Key Concept 3: The Non-Dual Bridge (The "One Big Field")
This is where the paper gets really interesting. It connects modern physics with Advaita Vedanta, an ancient Indian philosophy.
The Physics Part:
In quantum physics, particles can be entangled. This means two particles can be miles apart, but if you touch one, the other reacts instantly. They are not separate; they are part of the same "field."
The Philosophy Part:
Advaita Vedanta says the same thing. It teaches that the separation between "Me" and "You" is an illusion (called Maya). Deep down, we are all part of one single consciousness field (called Brahman).
The "Aha!" Moment:
The paper argues that Socialism is just the political version of this physics truth.
- If we truly understand that we are all connected (like entangled particles), then hurting someone else is actually hurting yourself.
- Capitalism relies on the idea that "I am separate from you, so I can take your stuff."

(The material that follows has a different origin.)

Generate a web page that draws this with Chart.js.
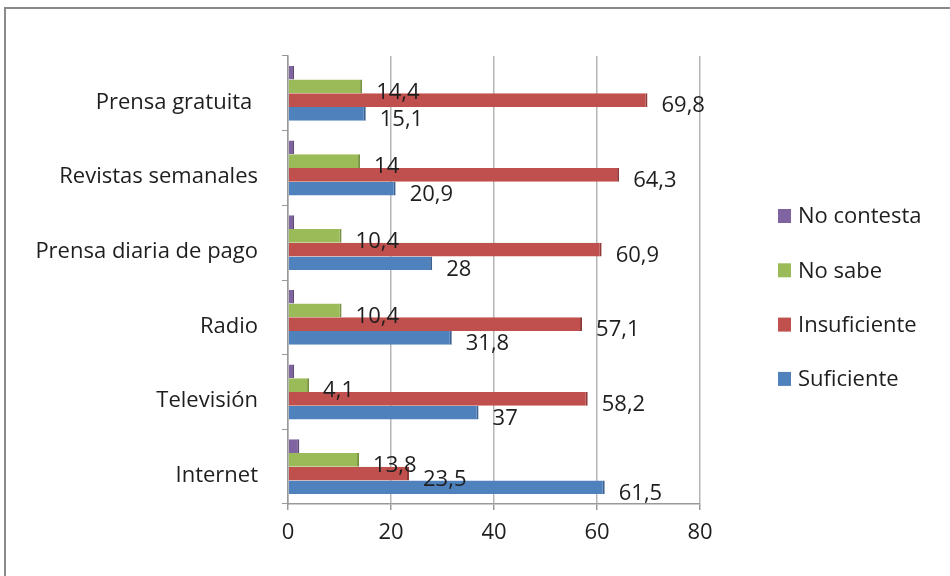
<!DOCTYPE html>
<html>
<head>
<meta charset="utf-8">
<script src="https://cdn.jsdelivr.net/npm/chart.js@4"></script>
<style>
html,body{margin:0;padding:0;background:#fff;}
#wrap{width:950px;height:576px;position:relative;}
</style>
</head>
<body>
<div id="wrap"><canvas id="c" width="950" height="576"></canvas></div>
<script>
const categories = ["Prensa gratuita ", "Revistas semanales", "Prensa diaria de pago", "Radio", "Televisión", "Internet"];
const seriesNames = ["No contesta", "No sabe", "Insuficiente", "Suficiente"];
const noContesta = [1.2, 1.2, 1.2, 1.2, 1.2, 2.2];
const noSabe = [14.4, 14, 10.4, 10.4, 4.1, 13.8];
const insuficiente = [69.8, 64.3, 60.9, 57.1, 58.2, 23.5];
const suficiente = [15.1, 20.9, 28, 31.8, 37, 61.5];
const xTicks = [0, 20, 40, 60, 80];

const fills = ["#8064A2", "#9BBB59", "#C0504D", "#4F81BD"];
const edges = ["#5f4a7a", "#76913f", "#8f3a38", "#3a6190"];
const showLabel = [false, true, true, true];
const FONT = "'Open Sans', sans-serif";
const TXT = '#1e1e1e';

const bgPlugin = {
  id: 'bg',
  beforeDraw(chart) {
    const ctx = chart.ctx;
    ctx.save();
    ctx.fillStyle = '#fff';
    ctx.fillRect(0, 0, chart.width, chart.height);
    ctx.strokeStyle = '#8a8a8a';
    ctx.lineWidth = 2;
    ctx.beginPath();
    ctx.moveTo(5, 576);
    ctx.lineTo(5, 8);
    ctx.lineTo(950, 8);
    ctx.stroke();
    ctx.restore();
  }
};

const labelPlugin = {
  id: 'vals',
  afterDatasetsDraw(chart) {
    const ctx = chart.ctx;
    ctx.save();
    ctx.font = "22px " + FONT;
    ctx.fillStyle = TXT;
    ctx.textAlign = 'left';
    ctx.textBaseline = 'middle';
    chart.data.datasets.forEach((ds, i) => {
      if (!showLabel[i]) return;
      const meta = chart.getDatasetMeta(i);
      meta.data.forEach((bar, j) => {
        const v = ds.data[j];
        const txt = String(v).replace('.', ',');
        ctx.fillText(txt, bar.x + 14, bar.y + 6);
      });
    });
    // legend
    ctx.font = "22px " + FONT;
    seriesNames.forEach((name, k) => {
      const y = 216 + k * 54.3;
      ctx.fillStyle = fills[k];
      ctx.fillRect(778, y - 7, 13, 14);
      ctx.fillStyle = TXT;
      ctx.fillText(name, 798, y + 1);
    });
    ctx.restore();
  }
};

const datasets = [noContesta, noSabe, insuficiente, suficiente].map((d, i) => ({
  label: seriesNames[i],
  data: d,
  backgroundColor: fills[i],
  borderColor: edges[i],
  borderWidth: {top: 0, bottom: 0, left: 0, right: 2},
  borderSkipped: false,
  barPercentage: 1.0,
  categoryPercentage: 0.735
}));

new Chart(document.getElementById('c'), {
  type: 'bar',
  data: { labels: categories, datasets },
  options: {
    indexAxis: 'y',
    responsive: false,
    animation: false,
    layout: { padding: { top: 56, right: 250, bottom: 0, left: 0 } },
    plugins: { legend: { display: false }, tooltip: { enabled: false } },
    scales: {
      x: {
        min: 0, max: 80,
        afterBuildTicks(scale) { scale.ticks = xTicks.map(v => ({ value: v })); },
        afterFit(scale) { scale.height = 72; },
        grid: { color: '#b5b5b5', lineWidth: 1.5, drawTicks: true, tickLength: 6, tickColor: '#999' },
        border: { color: '#999', width: 1.5 },
        ticks: { font: { family: FONT, size: 22 }, color: TXT, padding: 10 }
      },
      y: {
        afterFit(scale) { scale.width = 288; },
        grid: { display: true, drawOnChartArea: false, tickLength: 6, tickColor: '#999' },
        border: { color: '#999', width: 1.5 },
        ticks: { font: { family: FONT, size: 22 }, color: TXT, padding: 24, labelOffset: 9 }
      }
    }
  },
  plugins: [bgPlugin, labelPlugin]
});
</script>
</body>
</html>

- Socialism, in this new view, is simply the realization that "We are one field." When you realize this, sharing and equality aren't just "nice ideas"—they are the natural state of the universe.
The Conclusion: Breaking the Gatekeepers
The author concludes that we are being held back by "gatekeepers"—people who say, "You can't understand quantum physics or ancient philosophy; it's too hard."
- The Old Gatekeepers: They kept science for the elite and religion for the common people.
- The New Gatekeepers: They keep "advanced science" and "Indian wisdom" separate, making us think they are incompatible.
The Final Message:
We need to smash these gates.
- Science tells us we are all connected (Quantum Entanglement).
- Philosophy tells us we are all one (Advaita Vedanta).
- Politics (Socialism) is just the practical application of this truth.
The "Revolution" isn't about breaking things with a hammer. It's about waking up to the fact that we are all part of the same "Quantum Field." When we realize this, a fair and just society becomes the only logical choice. It's not a mechanical fix; it's a spiritual and scientific awakening.